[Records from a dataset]
>> Start

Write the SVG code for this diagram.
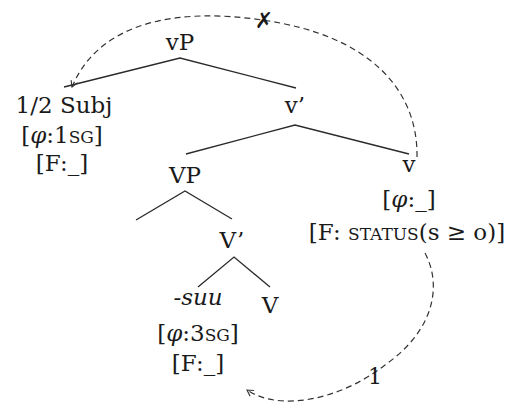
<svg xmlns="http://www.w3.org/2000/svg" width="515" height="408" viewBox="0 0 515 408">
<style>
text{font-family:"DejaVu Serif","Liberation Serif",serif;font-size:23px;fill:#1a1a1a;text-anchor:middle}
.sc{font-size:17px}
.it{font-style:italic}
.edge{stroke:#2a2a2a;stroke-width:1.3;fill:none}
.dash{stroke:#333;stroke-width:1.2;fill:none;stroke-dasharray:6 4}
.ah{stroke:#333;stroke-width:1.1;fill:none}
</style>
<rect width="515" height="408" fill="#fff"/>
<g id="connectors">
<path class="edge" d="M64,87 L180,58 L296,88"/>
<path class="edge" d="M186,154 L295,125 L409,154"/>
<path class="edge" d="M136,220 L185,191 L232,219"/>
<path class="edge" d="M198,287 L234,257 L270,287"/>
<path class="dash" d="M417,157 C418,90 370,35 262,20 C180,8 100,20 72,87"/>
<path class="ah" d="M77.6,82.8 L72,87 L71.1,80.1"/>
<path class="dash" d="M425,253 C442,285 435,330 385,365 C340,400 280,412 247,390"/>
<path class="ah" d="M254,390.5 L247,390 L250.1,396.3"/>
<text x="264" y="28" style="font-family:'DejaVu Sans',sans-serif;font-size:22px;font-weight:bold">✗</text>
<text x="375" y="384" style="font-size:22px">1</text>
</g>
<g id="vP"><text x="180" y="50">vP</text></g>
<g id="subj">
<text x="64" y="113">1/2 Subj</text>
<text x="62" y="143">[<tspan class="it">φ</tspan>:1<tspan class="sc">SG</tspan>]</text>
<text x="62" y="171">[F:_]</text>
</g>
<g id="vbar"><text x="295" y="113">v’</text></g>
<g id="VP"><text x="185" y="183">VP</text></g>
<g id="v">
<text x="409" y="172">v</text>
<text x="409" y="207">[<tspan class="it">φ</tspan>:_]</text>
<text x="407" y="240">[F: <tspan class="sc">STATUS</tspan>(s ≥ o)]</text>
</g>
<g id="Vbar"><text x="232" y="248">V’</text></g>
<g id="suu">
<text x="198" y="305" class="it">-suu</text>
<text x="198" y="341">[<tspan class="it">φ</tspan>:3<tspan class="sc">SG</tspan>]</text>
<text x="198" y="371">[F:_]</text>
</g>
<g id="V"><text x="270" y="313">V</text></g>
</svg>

>> End
>> Start

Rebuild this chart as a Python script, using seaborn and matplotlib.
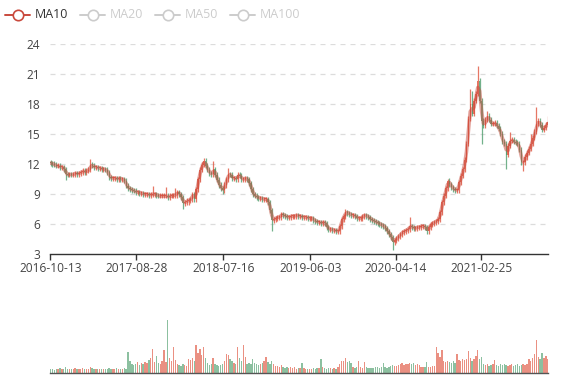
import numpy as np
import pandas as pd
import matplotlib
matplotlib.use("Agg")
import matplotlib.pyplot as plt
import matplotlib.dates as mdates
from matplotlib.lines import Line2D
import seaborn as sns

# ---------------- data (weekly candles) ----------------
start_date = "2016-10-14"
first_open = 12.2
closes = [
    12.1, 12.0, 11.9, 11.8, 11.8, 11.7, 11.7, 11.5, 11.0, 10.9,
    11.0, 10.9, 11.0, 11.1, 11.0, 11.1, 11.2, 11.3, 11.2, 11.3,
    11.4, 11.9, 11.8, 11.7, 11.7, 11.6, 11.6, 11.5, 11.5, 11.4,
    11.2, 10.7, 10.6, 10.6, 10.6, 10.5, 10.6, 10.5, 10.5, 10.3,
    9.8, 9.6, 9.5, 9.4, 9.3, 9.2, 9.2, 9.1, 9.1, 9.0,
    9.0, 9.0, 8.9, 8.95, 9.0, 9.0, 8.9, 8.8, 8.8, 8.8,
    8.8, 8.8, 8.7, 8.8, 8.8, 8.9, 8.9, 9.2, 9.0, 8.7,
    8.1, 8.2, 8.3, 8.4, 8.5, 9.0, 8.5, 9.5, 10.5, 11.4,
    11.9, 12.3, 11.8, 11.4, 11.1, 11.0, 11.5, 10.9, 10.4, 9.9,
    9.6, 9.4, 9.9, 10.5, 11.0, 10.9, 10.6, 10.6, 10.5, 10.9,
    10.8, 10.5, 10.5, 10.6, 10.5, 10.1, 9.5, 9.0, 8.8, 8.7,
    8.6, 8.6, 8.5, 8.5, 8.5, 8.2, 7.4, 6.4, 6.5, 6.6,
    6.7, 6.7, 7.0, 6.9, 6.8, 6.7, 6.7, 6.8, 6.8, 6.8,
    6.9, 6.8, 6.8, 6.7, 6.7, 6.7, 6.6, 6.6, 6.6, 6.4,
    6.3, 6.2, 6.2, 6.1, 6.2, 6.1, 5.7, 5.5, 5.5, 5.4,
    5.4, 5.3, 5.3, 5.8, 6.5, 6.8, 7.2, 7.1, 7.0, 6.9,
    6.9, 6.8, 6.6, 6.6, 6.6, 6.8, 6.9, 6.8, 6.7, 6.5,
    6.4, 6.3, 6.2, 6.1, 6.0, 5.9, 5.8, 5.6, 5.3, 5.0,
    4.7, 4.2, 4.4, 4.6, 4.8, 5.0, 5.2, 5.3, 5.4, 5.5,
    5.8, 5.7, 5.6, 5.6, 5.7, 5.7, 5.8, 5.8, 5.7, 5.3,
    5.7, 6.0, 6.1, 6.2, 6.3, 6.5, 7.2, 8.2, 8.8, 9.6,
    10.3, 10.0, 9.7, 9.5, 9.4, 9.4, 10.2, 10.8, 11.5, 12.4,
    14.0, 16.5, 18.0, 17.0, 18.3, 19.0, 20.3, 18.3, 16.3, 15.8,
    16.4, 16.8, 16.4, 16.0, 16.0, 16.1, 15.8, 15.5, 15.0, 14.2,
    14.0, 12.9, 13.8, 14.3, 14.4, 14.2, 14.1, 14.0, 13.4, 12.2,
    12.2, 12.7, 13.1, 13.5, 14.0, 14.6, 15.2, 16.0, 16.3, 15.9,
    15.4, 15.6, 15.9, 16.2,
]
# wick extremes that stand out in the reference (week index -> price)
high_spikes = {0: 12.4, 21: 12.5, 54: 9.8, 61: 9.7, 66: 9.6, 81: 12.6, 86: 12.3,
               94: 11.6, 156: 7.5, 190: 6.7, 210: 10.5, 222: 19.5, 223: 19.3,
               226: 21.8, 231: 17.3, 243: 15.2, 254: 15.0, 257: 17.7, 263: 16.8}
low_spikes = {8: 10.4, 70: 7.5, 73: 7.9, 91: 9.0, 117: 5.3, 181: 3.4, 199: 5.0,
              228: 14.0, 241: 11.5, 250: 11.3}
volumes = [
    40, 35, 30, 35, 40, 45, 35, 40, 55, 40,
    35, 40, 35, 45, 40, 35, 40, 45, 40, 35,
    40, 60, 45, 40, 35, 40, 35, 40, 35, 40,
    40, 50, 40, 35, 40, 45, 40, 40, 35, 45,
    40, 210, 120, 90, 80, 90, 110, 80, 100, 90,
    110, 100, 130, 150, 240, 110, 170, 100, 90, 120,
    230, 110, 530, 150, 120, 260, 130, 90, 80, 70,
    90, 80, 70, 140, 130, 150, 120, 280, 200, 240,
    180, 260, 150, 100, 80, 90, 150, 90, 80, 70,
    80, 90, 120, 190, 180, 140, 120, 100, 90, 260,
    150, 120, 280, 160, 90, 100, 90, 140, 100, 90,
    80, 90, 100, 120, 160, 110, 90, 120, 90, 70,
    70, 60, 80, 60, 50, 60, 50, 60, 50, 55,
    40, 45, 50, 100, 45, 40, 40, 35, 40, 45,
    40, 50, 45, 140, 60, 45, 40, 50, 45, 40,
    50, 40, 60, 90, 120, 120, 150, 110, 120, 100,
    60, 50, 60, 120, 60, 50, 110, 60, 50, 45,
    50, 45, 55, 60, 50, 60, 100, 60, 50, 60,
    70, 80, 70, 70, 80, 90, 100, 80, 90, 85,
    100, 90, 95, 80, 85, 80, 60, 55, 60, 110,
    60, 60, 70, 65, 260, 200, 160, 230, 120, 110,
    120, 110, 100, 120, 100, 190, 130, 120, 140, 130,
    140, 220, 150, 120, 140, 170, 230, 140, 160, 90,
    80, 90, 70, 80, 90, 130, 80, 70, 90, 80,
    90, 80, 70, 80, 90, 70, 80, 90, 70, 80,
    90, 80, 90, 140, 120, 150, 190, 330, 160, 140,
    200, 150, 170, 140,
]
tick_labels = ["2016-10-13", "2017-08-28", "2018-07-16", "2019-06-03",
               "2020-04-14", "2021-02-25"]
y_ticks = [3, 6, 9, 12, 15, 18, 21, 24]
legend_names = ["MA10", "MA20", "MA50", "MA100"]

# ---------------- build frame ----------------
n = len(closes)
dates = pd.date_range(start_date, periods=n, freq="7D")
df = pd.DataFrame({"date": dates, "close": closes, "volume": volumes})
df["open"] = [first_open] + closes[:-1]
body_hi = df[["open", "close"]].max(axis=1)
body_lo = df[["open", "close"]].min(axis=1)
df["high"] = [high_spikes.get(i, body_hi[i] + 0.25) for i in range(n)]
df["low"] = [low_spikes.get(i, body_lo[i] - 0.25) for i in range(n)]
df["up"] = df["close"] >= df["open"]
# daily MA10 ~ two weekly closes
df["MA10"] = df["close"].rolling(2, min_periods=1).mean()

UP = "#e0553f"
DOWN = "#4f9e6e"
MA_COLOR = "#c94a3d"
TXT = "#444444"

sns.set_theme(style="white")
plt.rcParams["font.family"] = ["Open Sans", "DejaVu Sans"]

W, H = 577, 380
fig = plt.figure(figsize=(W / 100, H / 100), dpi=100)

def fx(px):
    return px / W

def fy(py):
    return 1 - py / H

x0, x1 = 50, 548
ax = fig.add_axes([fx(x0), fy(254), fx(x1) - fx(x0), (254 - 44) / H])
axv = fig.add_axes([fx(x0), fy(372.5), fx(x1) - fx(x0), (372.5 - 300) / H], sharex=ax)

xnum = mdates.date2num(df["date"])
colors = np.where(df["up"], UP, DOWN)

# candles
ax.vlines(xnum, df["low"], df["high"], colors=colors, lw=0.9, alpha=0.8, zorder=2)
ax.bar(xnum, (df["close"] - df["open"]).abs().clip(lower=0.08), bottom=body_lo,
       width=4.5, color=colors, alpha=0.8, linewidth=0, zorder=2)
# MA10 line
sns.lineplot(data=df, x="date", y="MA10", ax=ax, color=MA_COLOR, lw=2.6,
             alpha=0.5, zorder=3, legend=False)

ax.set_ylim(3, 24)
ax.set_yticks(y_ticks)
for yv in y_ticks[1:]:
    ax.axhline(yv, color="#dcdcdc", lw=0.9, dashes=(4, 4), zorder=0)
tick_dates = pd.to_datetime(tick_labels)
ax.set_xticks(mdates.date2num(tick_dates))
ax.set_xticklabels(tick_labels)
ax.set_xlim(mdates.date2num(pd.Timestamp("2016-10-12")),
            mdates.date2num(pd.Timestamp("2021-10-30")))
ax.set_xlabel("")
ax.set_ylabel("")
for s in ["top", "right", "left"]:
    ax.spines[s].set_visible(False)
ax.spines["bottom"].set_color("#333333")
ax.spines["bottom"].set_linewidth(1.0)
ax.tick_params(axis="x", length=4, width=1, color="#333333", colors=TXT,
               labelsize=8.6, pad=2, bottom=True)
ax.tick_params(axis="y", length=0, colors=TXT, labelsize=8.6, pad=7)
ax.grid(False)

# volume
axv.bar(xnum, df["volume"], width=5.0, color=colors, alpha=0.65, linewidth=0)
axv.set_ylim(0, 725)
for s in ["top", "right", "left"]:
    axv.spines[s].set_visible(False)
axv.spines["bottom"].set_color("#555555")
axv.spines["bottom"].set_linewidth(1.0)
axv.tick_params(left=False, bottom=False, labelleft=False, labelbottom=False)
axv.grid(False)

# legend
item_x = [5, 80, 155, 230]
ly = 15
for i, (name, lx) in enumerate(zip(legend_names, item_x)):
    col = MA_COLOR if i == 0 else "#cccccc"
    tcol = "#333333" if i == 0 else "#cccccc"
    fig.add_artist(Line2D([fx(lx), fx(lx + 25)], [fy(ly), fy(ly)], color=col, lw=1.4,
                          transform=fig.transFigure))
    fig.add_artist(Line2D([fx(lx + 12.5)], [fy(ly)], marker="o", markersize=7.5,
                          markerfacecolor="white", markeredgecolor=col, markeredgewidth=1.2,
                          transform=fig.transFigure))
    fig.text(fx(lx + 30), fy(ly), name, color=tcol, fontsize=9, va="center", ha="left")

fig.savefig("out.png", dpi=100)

>> End
>> Start

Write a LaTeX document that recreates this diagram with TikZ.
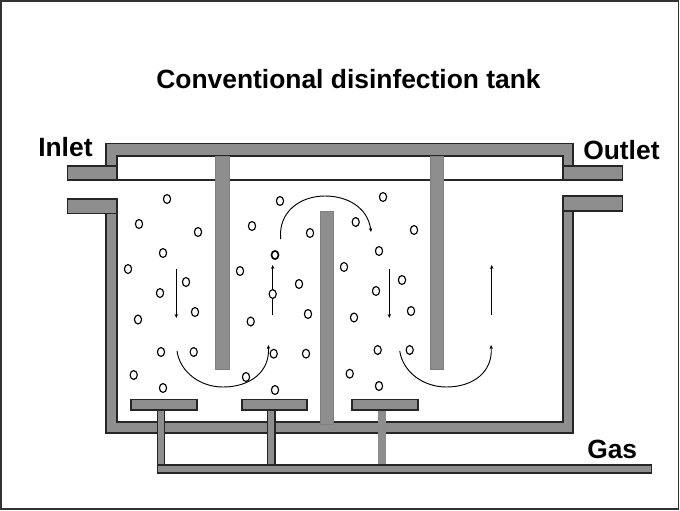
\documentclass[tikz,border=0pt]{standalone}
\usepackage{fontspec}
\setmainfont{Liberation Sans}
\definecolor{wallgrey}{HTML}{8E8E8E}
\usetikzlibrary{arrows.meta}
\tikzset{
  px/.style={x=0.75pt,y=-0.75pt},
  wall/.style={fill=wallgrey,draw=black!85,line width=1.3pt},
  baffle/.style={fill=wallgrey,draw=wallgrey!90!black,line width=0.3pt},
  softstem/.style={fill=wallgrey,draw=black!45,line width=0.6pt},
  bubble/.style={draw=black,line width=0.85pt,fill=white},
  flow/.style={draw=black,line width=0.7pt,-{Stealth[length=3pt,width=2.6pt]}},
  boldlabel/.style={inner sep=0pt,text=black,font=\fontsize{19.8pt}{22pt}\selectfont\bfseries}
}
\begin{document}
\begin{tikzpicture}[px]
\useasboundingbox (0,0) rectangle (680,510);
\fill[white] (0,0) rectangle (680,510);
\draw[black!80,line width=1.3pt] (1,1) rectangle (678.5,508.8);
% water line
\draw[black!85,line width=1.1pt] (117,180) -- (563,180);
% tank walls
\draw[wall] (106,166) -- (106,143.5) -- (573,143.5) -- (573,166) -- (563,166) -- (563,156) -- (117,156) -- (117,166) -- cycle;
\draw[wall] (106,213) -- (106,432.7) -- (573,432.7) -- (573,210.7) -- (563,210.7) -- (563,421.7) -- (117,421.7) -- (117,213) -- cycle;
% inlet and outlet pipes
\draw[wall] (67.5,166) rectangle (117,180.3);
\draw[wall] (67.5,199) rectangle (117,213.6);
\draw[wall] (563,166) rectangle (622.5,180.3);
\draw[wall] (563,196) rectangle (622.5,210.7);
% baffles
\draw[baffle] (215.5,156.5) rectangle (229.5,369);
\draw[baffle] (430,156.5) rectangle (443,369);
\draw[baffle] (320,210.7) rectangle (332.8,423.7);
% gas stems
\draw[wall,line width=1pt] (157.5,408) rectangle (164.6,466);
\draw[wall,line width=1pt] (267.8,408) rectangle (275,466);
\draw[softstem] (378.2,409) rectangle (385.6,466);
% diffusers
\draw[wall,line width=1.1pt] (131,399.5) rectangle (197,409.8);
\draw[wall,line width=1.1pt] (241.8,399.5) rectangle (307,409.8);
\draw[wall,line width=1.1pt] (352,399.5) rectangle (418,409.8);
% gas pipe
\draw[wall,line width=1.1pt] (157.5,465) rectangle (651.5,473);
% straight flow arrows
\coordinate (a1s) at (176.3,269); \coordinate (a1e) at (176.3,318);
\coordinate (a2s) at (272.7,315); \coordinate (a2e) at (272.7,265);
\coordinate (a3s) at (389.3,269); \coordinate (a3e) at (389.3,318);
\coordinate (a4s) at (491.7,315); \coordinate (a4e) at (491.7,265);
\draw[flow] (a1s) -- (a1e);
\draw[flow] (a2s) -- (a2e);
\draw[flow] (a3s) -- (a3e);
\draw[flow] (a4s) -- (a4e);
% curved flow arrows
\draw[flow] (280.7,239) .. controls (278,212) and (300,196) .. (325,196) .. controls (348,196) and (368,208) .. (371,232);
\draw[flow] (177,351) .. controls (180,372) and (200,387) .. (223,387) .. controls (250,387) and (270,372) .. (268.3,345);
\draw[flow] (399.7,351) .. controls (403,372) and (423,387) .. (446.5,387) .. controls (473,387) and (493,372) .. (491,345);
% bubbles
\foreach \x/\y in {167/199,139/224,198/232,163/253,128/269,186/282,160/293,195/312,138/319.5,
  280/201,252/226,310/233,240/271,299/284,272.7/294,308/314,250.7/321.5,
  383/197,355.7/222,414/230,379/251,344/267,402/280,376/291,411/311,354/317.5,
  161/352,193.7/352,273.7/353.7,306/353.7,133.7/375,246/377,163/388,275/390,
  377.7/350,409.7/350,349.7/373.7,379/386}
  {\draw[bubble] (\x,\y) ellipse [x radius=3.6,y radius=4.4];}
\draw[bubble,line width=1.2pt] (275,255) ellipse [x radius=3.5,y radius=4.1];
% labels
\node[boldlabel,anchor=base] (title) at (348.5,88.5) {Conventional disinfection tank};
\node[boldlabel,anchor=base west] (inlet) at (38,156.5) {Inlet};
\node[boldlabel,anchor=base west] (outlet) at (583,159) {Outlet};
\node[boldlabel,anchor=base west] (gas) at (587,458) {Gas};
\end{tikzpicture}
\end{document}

>> End

Written request: Looking at the records above, say how many lines hold the string "seaborn". Write nothing but the number.

Completed task: 2